A big part of this involves knowing when you’ve reached the limits of what you can achieve with your current infrastructure, whether that’s your technology, your personnel or your physical premises. There may come a time when you need to move to a new premises with better transport links, more space or (for retailers) a more prime location with better footfall. While we’ve looked at managing the logistics of a business move, here we’ll look at some ways in which you can cut the costs, improve your cash flow and prevent the move from putting a dent in your margin… 

Carry out an equipment inventory well in advance

In some ways our business premises are just like our homes. We can accumulate more and more stuff over the years which eventually ceases to be useful and becomes clutter. Take an inventory of your equipment well in advance and ascertain what you need to take and what you can do without.

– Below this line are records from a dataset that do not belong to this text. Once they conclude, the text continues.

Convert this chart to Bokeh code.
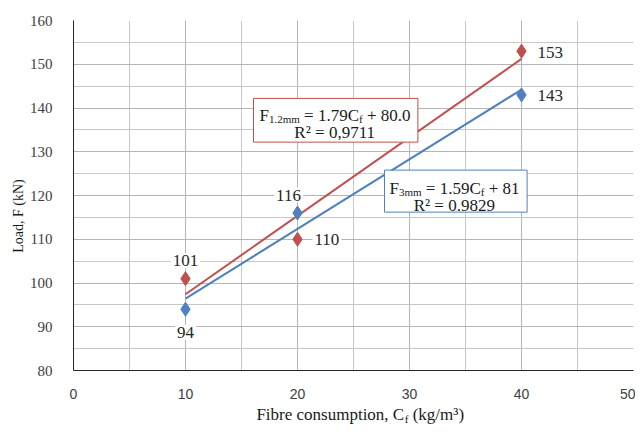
import numpy as np
from bokeh.plotting import figure
from bokeh.layouts import column, row
from bokeh.models import FixedTicker, Label, BoxAnnotation, Range1d
from bokeh.embed import file_html
from bokeh.resources import INLINE
from bokeh.core.properties import value

# ---- data ----
fibre = [10, 20, 40]
load_3mm = [94, 116, 143]
load_12mm = [101, 110, 153]
x_ticks = [0, 10, 20, 30, 40, 50]
y_ticks = [80, 90, 100, 110, 120, 130, 140, 150, 160]

RED = "#C0504D"
BLUE = "#4F81BD"
SERIF = "Liberation Serif"
TXT = "#1a1a1a"

TOP, BOT = 20, 32
p = figure(width=609, height=402, x_range=(0, 50), y_range=(80, 160),
           output_backend="svg", toolbar_location=None,
           min_border_left=45, min_border_right=2, min_border_top=TOP, min_border_bottom=BOT)
p.outline_line_color = None

p.xaxis.ticker = FixedTicker(ticks=x_ticks, minor_ticks=[5, 15, 25, 35, 45])
p.yaxis.ticker = FixedTicker(ticks=y_ticks, minor_ticks=[85, 95, 105, 115, 125, 135, 145, 155])
for ax in (p.xaxis, p.yaxis):
    ax.major_tick_line_color = None
    ax.minor_tick_line_color = None
    ax.axis_line_color = "#262626"
    ax.axis_line_width = 1
    ax.major_label_text_color = "#404040"
p.xaxis.major_label_text_font = "Liberation Sans"
p.xaxis.major_label_text_font_size = "14px"
p.xaxis.major_label_standoff = 12
p.yaxis.major_label_text_font = SERIF
p.yaxis.major_label_text_font_size = "15px"
p.yaxis.major_label_standoff = 15

for g in (p.xgrid, p.ygrid):
    g.grid_line_color = "#B5B5B5"
    g.grid_line_width = 1
    g.minor_grid_line_color = "#C8C8C8"
    g.minor_grid_line_width = 1

# ---- trend lines (least squares fit of each series) ----
xfit = np.array([min(fibre), max(fibre)], dtype=float)
b3 = np.polyfit(fibre, load_3mm, 1)
b12 = np.polyfit(fibre, load_12mm, 1)
p.line(xfit, np.polyval(b3, xfit), line_color=BLUE, line_width=2)
p.line(xfit, np.polyval(b12, xfit), line_color=RED, line_width=2)

# ---- markers ----
p.scatter(fibre, load_3mm, marker="diamond", size=14, fill_color=BLUE, line_color=BLUE)
p.scatter(fibre, load_12mm, marker="diamond", size=14, fill_color=RED, line_color=RED)

# ---- data labels ----
lab_style = dict(text_font=value(SERIF), text_font_size="17px", text_color="#262626",
                 text_baseline="middle", background_fill_color="white", padding=2)
blue_off = [(0, 23, "center"), (-9, -18, "center"), (14, 1, "left")]
red_off = [(0, -18, "center"), (15, 0, "left"), (14, 1, "left")]
for xs, ys, offs in ((fibre, load_3mm, blue_off), (fibre, load_12mm, red_off)):
    for i in range(len(xs)):
        dx, dy, al = offs[i]
        p.text(x=[xs[i]], y=[ys[i]], text=[str(ys[i])], x_offset=dx, y_offset=dy,
               text_align=al, **lab_style)

# ---- equation boxes ----
p.add_layout(BoxAnnotation(left=16.07, right=30.75, top=142.2, bottom=132.2,
                           fill_color="white", fill_alpha=1, line_color=RED,
                           line_alpha=1, line_width=1))
p.add_layout(BoxAnnotation(left=27.77, right=40.5, top=125.8, bottom=116.2,
                           fill_color="white", fill_alpha=1, line_color=BLUE,
                           line_alpha=1, line_width=1))

def lab(fig, text, x, y, dx=0, dy=0, size="17px", align="left", baseline="alphabetic", angle=0):
    fig.add_layout(Label(x=x, y=y, x_offset=dx, y_offset=dy, text=text, text_font=SERIF,
                         text_font_size=size, text_color=TXT, text_align=align,
                         text_baseline=baseline, angle=angle))

def equation(x0, y0, sub, rhs_a, rhs_b, w_sub):
    lab(p, "F", x0, y0, 0)
    lab(p, sub, x0, y0, 9.5, -4, size="11px")
    xa = 9.5 + w_sub + 4.25
    lab(p, rhs_a, x0, y0, xa)
    lab(p, "f", x0, y0, xa + 54.9, -4, size="11px")
    lab(p, rhs_b, x0, y0, xa + 54.9 + 3.7 + 4.25)

equation(16.60, 138.4, "1.2mm", "= 1.79C", "+ 80.0", 30.9)
lab(p, "R² = 0,9711", 23.32, 134.5, align="center")
equation(28.21, 121.7, "3mm", "= 1.59C", "+ 81", 22.6)
lab(p, "R² = 0.9829", 34.0, 117.8, align="center")

# ---- y axis title strip (left) ----
r = figure(width=26, height=402, x_range=Range1d(0, 1), y_range=p.y_range,
           output_backend="svg", toolbar_location=None,
           x_axis_location=None, y_axis_location=None,
           min_border_left=0, min_border_right=0, min_border_top=TOP, min_border_bottom=BOT)
r.outline_line_color = None
r.xgrid.visible = False
r.ygrid.visible = False
lab(r, "Load, F (kN)", 0.69, 115.3, size="14px", align="center", baseline="middle",
    angle=np.pi / 2)

# ---- x axis title strip (below) ----
q = figure(width=635, height=30, x_range=p.x_range, y_range=Range1d(0, 1),
           output_backend="svg", toolbar_location=None,
           x_axis_location=None, y_axis_location=None,
           min_border_left=71, min_border_right=2, min_border_top=0, min_border_bottom=0)
q.outline_line_color = None
q.xgrid.visible = False
q.ygrid.visible = False
lab(q, "Fibre consumption, C", 29.6, 0.6, align="right")
lab(q, "f", 29.6, 0.6, 0.5, -4, size="11px")
lab(q, "(kg/m³)", 29.6, 0.6, 8.5)

layout = column(row(r, p), q)
open("out.html", "w").write(file_html(layout, INLINE))
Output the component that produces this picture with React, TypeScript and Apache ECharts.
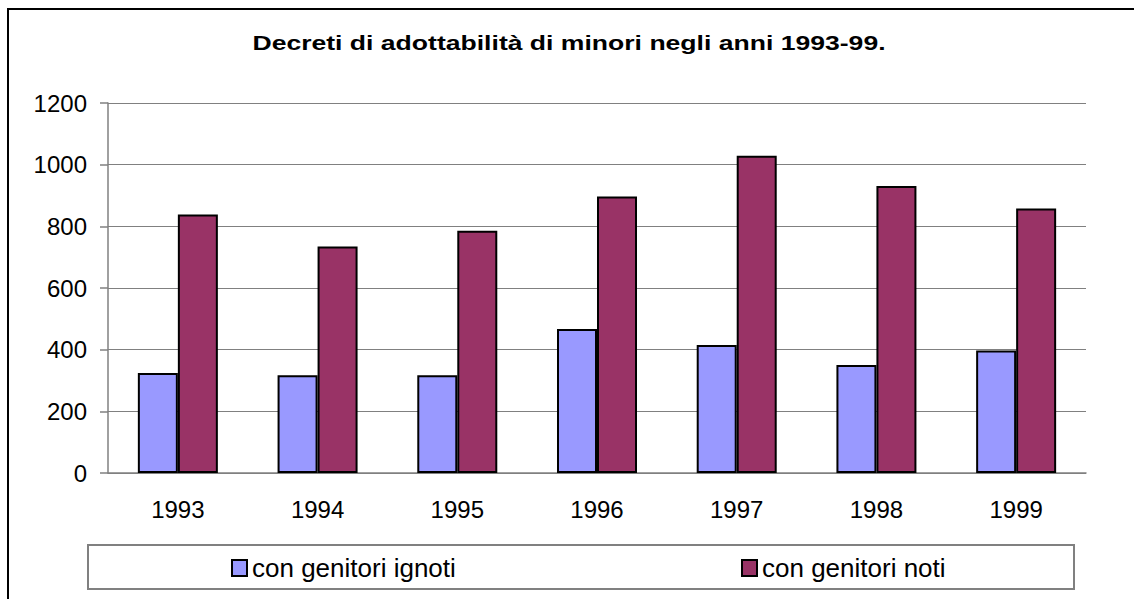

You may find that there’s a significant amount of equipment left that can be auctioned, offsetting the cost of your move. And the less equipment you’re bringing, the more affordable your move will be. 

Consider the timing

The timing of your move can also lead to significant savings. Like most enterprises, movers have peak seasons. Move in the spring or summer when conditions are warm and dry and you can expect to pay slightly higher rates. If you can defer your move to fall or winter, you may find that you’re able to make significant savings. 

Insure your valuables

If this is your first business relocation you may assume that movers are liable for damage to your delicate IT equipment, furniture and other items. However, this is rarely the case. Moving companies are legally within their rights to exclude certain liabilities from agreements with the companies that use them, and may reject responsibility for damages incurred to your goods. That’s why it’s vital that you ensure all of your equipment for the move.  

Invest in infrastructure to get back up and running quickly

When moving to a new premises, you need to not only consider the cost of the move, but the expense caused by a lack of uptime as you get your new premises fit for purpose. Partner with a networking specialist like Richmond Communications Group, Inc.. They can help you to get your telecoms infrastructure up and running faster so that you can resume business as usual and provide a seamless service for your customers. 

Moving to a new premises can bring out the best in your business. And when you’re proactive about the cost, you can prevent it from eating into your margins and impeding your cash flow.